Zaleski: The anti-ethics establishment gets all huffy
FARGO -- It didn’t take long for the entrenched political establishment to begin a crusade to undermine the wishes of North Dakota voters who in November approved Measure 1, the ethics commission question, by a strong margin. When I made that point in a Sunday column a few weeks ago, two establishment regulars got their knickers in a knot, and said I was misrepresenting the motivations of the opposition. Christopher Dodson, the highly capable executive director and general counsel of the North Dakota Catholic Conference, and Bette Grande, a former Republican legislator from Fargo who writes a column for The Forum of Fargo-Moorhead, did an intellectually dishonest quick step around the core of the issue, which is this: North Dakotans voted for transparency in government and campaign financing; and they expect the Legislature to carry out the mandate, no matter how difficult it is to get it done. Period.

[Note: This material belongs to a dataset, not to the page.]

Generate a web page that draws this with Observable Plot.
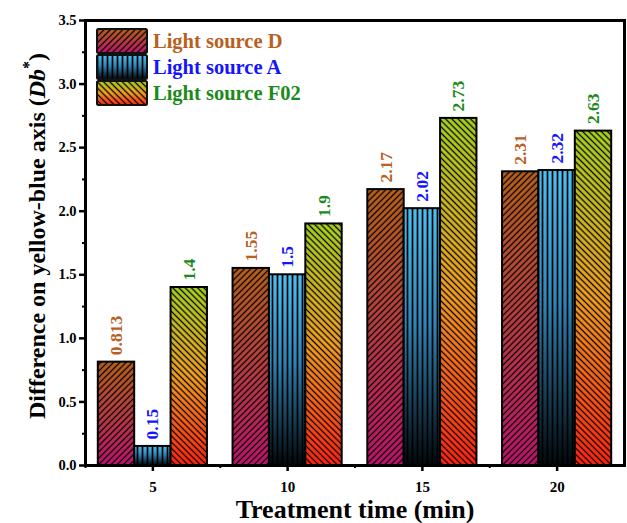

Dodson complained in a letter to the editor published Nov. 29 that my characterizing his organization as “fat cat” was unfair and inaccurate. He said the Catholic Conference does not contribute money to candidates, does not endorse candidates, and does not so much as buy a candidate or a legislator a cup of coffee during political campaigns or while Dodson is lobbying at the Legislature. He emphasized that the organization’s role is moral persuasion on matters that are central to the Catholic tradition. Fair enough.
But it seems a tad incongruous that purveyors of such a noble mission would be against sunshine in government and politics. It seems contradictory that Dodson and the conference would rather see government operate in the dark, would rather not know who is buying influence with campaign contributions, and would resist a mechanism to investigate ethical lapses by elected office holders. You know, ethics -- a measure of right and wrong -- which, it seems to me, ought to be of primary interest to all religious praxis.
Alas, the wretched record of the Catholic Church’s decades-long campaign to protect clergy who were guilty of child abuse, suggests advice on ethics and transparency from the church, its surrogates or its defenders is hardly tenable.
In her Dec. 2 Forum column, Grande alleged the measure was poorly written, can’t do what it says it will do, and that it will discourage North Dakotans from participating in the political process. That’s prattle and hooey.
The bipartisan group that championed the measure was careful to write broad but inviolable principles within which lawmakers have latitude to honor the intent of the measure and legislate pragmatic implementation. If the Legislature’s majority members, many of whom advocated a “no” vote, stall or try to change the measure’s lucid provisions, all hell will break loose. They will be skewered. Most legislators are not dolts. Most are honorable. They have the smarts to respect the voters. They will cobble together an ethics watchdog system that comports with the spirit and directives of the measure.
As for Grande, she served in the state House of Representatives beginning in 1997. She was booted out in 2014 by the voters of then reliably Republican Fargo District 41 -- where they know her best.